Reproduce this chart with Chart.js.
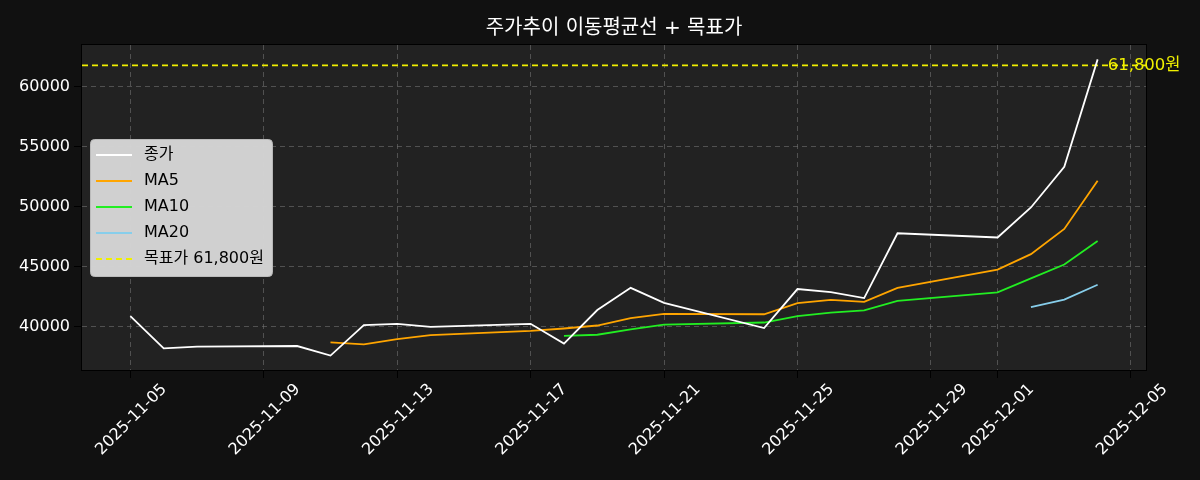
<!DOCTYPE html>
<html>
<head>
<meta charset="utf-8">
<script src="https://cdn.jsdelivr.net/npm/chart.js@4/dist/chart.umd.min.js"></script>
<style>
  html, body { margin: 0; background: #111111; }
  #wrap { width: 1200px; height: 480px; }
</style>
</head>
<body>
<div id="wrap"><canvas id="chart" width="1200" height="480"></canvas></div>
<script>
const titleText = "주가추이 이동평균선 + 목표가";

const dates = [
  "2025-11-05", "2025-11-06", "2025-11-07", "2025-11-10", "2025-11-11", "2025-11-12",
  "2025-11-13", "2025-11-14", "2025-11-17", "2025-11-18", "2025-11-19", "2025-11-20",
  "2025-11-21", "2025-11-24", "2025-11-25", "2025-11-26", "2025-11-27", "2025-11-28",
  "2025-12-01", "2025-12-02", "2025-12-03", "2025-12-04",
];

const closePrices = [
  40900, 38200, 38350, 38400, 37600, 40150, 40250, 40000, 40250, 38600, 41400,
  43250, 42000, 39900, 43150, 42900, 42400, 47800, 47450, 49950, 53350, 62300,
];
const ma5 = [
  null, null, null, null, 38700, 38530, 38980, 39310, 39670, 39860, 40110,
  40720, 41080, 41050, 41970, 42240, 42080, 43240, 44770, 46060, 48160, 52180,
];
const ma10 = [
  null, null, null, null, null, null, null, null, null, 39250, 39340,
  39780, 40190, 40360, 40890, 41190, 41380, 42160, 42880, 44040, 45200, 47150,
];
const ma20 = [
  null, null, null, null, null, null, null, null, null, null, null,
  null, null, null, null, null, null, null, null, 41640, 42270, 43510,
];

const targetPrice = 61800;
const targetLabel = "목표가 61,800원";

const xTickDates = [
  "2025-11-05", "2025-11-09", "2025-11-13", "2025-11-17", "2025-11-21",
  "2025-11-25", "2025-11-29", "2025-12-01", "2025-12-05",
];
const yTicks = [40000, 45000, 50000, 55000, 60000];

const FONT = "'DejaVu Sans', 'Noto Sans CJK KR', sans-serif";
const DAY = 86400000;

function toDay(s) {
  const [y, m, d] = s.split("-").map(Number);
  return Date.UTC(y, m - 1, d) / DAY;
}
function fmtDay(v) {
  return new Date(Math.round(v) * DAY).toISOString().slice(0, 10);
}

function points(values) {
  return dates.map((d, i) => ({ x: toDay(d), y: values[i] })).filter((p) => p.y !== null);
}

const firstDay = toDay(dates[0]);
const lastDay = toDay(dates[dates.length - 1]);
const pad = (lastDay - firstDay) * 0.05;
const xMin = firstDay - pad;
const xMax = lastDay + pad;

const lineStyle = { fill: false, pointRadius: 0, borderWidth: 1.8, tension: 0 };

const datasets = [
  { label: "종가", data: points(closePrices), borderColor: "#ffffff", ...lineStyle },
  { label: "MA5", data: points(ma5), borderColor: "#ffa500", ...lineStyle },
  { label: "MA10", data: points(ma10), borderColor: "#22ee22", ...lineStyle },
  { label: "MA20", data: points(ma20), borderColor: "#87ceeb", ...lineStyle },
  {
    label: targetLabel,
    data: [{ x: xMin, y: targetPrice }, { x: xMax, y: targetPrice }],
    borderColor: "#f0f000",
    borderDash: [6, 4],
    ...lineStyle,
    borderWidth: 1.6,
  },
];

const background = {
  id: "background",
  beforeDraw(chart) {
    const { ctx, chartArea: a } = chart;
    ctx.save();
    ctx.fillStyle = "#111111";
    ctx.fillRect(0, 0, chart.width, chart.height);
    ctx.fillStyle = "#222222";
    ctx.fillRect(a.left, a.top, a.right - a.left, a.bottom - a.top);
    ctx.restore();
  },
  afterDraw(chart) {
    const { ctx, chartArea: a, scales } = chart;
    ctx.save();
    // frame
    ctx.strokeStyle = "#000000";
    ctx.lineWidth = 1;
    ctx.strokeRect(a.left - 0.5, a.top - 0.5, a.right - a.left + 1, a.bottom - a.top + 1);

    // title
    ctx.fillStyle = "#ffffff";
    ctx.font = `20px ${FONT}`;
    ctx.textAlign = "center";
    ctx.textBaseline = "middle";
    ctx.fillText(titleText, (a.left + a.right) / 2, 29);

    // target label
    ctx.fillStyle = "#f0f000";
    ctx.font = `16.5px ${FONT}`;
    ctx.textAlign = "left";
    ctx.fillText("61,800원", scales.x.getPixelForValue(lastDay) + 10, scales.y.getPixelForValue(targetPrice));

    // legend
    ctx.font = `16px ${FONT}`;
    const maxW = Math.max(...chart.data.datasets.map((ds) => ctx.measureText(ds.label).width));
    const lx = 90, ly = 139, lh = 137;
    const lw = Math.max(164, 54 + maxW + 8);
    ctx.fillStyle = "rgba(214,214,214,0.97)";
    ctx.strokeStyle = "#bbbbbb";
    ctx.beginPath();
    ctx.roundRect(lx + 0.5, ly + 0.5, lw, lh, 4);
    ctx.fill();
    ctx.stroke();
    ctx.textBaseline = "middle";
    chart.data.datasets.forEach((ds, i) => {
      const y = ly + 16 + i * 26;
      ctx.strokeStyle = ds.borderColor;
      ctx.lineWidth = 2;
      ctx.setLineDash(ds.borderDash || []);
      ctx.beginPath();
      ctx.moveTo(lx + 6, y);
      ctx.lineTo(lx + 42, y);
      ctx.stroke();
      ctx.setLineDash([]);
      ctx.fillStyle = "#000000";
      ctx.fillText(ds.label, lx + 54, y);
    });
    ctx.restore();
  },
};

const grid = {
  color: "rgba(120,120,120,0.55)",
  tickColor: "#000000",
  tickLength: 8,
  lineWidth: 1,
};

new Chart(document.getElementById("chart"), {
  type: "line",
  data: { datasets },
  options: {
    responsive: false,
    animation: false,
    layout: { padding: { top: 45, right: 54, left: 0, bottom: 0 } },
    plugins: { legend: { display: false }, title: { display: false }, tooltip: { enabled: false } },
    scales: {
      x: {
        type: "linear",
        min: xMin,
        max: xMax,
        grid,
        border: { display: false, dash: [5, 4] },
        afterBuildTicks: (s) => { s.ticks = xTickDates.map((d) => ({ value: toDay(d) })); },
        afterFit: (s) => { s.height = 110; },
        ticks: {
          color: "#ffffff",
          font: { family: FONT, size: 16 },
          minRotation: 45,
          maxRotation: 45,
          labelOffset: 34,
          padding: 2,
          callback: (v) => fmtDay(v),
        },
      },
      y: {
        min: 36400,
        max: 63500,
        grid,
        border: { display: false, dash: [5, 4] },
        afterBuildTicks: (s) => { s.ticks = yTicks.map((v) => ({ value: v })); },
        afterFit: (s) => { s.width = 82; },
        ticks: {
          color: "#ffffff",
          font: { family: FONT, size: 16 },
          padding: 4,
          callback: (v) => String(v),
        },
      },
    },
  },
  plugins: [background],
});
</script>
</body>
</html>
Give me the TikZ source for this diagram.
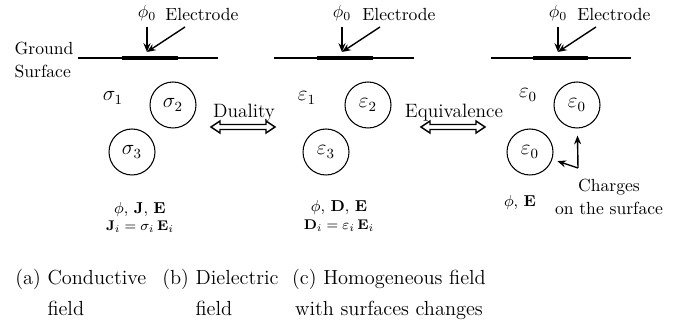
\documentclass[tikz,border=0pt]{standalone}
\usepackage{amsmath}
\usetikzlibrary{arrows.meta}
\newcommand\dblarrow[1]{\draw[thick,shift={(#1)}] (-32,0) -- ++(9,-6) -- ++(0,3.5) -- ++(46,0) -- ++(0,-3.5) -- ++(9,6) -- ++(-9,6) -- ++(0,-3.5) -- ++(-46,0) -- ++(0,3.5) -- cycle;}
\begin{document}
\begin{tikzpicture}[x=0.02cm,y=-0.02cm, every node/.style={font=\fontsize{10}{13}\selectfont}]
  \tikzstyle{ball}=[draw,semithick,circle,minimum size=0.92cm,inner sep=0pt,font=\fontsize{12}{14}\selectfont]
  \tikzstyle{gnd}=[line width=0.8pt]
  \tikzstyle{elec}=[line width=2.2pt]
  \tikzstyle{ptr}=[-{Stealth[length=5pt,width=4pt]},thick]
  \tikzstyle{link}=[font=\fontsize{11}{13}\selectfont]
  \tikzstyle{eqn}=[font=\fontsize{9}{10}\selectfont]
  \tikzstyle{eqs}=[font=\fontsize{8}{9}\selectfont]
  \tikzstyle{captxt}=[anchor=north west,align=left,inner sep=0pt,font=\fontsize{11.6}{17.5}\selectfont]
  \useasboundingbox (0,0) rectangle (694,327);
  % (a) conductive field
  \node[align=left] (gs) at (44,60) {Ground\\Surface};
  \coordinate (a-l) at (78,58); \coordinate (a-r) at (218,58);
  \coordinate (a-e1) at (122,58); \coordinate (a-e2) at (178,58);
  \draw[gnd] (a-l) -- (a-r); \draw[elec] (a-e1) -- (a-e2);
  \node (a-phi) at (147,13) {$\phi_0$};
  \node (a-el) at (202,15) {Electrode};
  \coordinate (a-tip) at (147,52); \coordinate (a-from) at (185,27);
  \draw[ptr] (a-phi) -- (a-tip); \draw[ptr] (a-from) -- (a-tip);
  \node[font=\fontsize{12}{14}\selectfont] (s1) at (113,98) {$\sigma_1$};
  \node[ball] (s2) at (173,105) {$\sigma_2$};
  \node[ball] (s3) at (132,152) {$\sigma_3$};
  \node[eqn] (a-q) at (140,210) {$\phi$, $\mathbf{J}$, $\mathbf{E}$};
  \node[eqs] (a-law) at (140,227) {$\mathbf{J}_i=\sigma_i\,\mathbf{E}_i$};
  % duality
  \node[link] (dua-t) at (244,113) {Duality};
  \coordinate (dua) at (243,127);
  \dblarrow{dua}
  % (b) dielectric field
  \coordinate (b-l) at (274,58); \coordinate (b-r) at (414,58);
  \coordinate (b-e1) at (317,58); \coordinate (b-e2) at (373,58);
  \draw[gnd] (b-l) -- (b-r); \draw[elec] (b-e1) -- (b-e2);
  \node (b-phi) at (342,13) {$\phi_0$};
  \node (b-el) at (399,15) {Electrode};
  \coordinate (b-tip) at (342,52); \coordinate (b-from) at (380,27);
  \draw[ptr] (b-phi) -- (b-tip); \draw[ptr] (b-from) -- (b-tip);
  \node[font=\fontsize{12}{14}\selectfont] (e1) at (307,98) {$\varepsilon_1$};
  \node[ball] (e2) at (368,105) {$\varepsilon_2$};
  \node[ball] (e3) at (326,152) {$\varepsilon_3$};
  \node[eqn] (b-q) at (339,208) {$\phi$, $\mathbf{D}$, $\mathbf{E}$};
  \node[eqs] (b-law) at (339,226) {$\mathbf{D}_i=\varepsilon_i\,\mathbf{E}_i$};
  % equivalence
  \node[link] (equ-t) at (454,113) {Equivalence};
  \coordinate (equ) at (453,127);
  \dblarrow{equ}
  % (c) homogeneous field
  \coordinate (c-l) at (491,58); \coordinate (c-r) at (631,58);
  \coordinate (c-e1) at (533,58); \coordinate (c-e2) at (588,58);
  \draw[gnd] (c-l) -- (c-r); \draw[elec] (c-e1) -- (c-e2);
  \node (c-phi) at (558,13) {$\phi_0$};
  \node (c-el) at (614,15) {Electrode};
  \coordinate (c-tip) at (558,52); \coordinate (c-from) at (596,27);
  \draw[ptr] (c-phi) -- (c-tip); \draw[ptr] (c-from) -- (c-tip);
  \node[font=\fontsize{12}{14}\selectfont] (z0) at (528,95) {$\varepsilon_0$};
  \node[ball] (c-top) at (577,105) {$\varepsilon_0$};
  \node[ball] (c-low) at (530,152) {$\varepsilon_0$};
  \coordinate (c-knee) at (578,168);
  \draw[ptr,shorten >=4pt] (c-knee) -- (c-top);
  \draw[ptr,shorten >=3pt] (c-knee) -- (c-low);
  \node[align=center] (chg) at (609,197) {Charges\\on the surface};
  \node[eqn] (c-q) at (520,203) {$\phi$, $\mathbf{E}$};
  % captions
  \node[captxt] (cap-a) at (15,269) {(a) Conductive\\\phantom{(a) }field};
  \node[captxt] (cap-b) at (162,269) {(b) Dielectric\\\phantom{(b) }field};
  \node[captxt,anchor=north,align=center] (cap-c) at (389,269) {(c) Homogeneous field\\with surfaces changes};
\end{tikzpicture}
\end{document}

Task
Gather up the lines containing the word "this" from these records and copy them.

Response to the exercise
Reproduce this chart with Chart.js.
Give me the TikZ source for this diagram.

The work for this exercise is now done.